• Objective:
Leave the pictures out and quote every line from the start of the listing to the line with "(0,0) rectangle (869,324);", inclusive.

• Entries with chart source code:

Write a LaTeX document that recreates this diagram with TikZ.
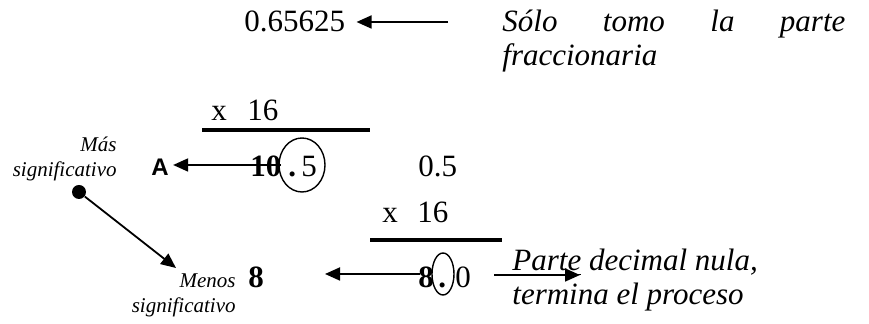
\documentclass[tikz,border=0pt]{standalone}
\usepackage{fontspec}
\setmainfont{Liberation Serif}
\newfontfamily\arialfont{Liberation Sans}
\usetikzlibrary{arrows.meta}

\newcommand{\numsize}{\fontsize{15.5}{17}\selectfont}
\newcommand{\notesize}{\fontsize{10.5}{12.5}\selectfont}

\tikzset{
  num/.style={font=\numsize, inner sep=0pt, anchor=base west},
  bnum/.style={font=\numsize\bfseries, inner sep=0pt, anchor=base west},
  txt/.style={font=\numsize\itshape, inner sep=0pt, anchor=base west, align=left},
  side/.style={font=\notesize\itshape, inner sep=0pt, anchor=base east, align=right},
  arr/.style={-{Triangle[length=7.5pt,width=6.5pt]}, line width=0.9pt},
  bar/.style={line width=2pt},
  ring/.style={line width=0.7pt}
}

\begin{document}
\begin{tikzpicture}[x=0.5pt, y=-0.5pt]
  \useasboundingbox (0,0) rectangle (869,324);

  %% fractional part taken from the start value
  \node[num] (frac) at (244,32) {0.65625};
  \node[txt, text width=171.5pt] (solo) at (502,32)
    {Sólo\hfill tomo\hfill la\hfill parte\\fraccionaria};
  \coordinate (t0) at (448,22);
  \draw[arr] (t0) -- ([xshift=5.5pt]frac.east |- t0);

  %% first product: 0.65625 x 16
  \node[num] (xa) at (211,121) {x};
  \node[num] (sixa) at (247,121) {16};
  \draw[bar] (202,130) -- (370,130);

  \node[bnum] (ten) at (250,177) {10};
  \node[bnum] (pta) at (288,177) {.};
  \node[num] (five) at (301,177) {5};
  \draw[ring] (302,165) ellipse [x radius=23, y radius=27];
  \node[num] (half) at (418,177) {0.5};

  \node[font=\arialfont\fontsize{12}{14}\selectfont\bfseries, inner sep=0pt,
    anchor=base west] (hexA) at (151,176) {A};
  \coordinate (t1) at (281,165);
  \draw[arr] (t1) -- ([xshift=2pt]hexA.east |- t1);

  %% second product: 0.5 x 16
  \node[num] (xb) at (382,223) {x};
  \node[num] (sixb) at (417,223) {16};
  \draw[bar] (370,240) -- (502,240);

  \node[bnum] (eight) at (418,288) {8};
  \node[bnum] (ptb) at (438,288) {.};
  \node[num] (zero) at (455,288) {0};
  \draw[ring] (443,274) ellipse [x radius=11, y radius=21];

  \node[bnum] (hexB) at (248,288) {8};
  \coordinate (c2) at (325,274);
  \draw[arr] ([xshift=1pt]eight.west |- c2) -- (c2);

  \node[txt] (nula) at (512,305)
    {\underline{Parte} decimal nula,\\termina el proceso};
  \coordinate (e3) at (580,275);
  \draw[arr] ([xshift=11.5pt]zero.east |- e3) -- (e3);

  %% digit order
  \node[side] (mas) at (117,177) {Más\\significativo};
  \node[side] (menos) at (236,313) {Menos\\significativo};
  \node[circle, fill, inner sep=0pt, minimum size=7pt] (dot) at (79,192) {};
  \coordinate (m1) at (176,268);
  \draw[arr] (dot) -- (m1);
\end{tikzpicture}
\end{document}
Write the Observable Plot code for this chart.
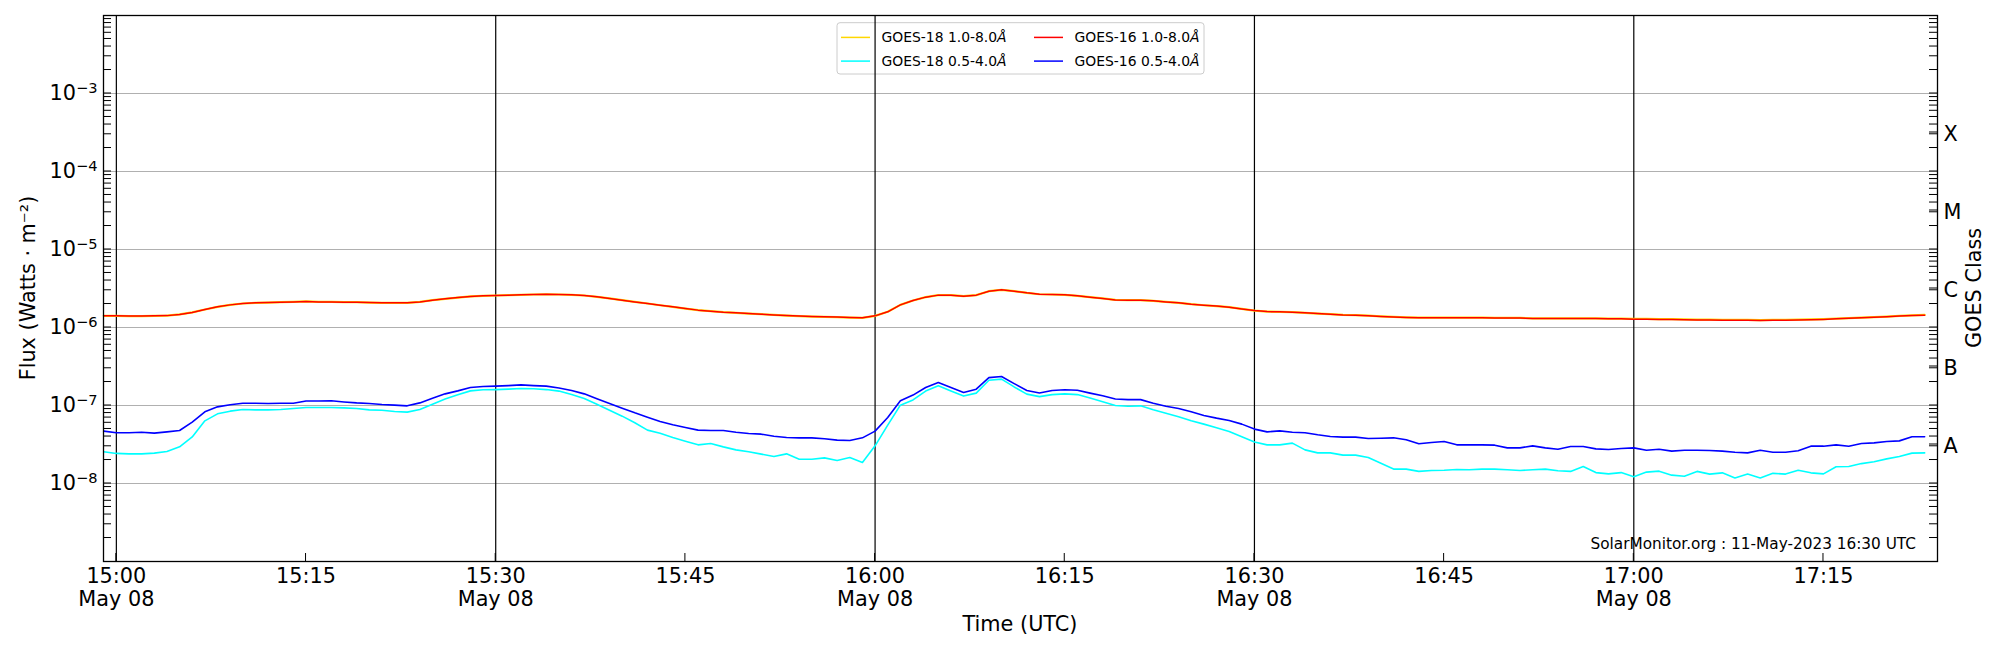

• Solution below:
Write a LaTeX document that recreates this diagram with TikZ.
\documentclass[tikz,border=0pt]{standalone}
\usepackage{fontspec}
\setmainfont{Liberation Serif}
\newfontfamily\arialfont{Liberation Sans}
\usetikzlibrary{arrows.meta}

\newcommand{\numsize}{\fontsize{15.5}{17}\selectfont}
\newcommand{\notesize}{\fontsize{10.5}{12.5}\selectfont}

\tikzset{
  num/.style={font=\numsize, inner sep=0pt, anchor=base west},
  bnum/.style={font=\numsize\bfseries, inner sep=0pt, anchor=base west},
  txt/.style={font=\numsize\itshape, inner sep=0pt, anchor=base west, align=left},
  side/.style={font=\notesize\itshape, inner sep=0pt, anchor=base east, align=right},
  arr/.style={-{Triangle[length=7.5pt,width=6.5pt]}, line width=0.9pt},
  bar/.style={line width=2pt},
  ring/.style={line width=0.7pt}
}

\begin{document}
\begin{tikzpicture}[x=0.5pt, y=-0.5pt]
  \useasboundingbox (0,0) rectangle (869,324);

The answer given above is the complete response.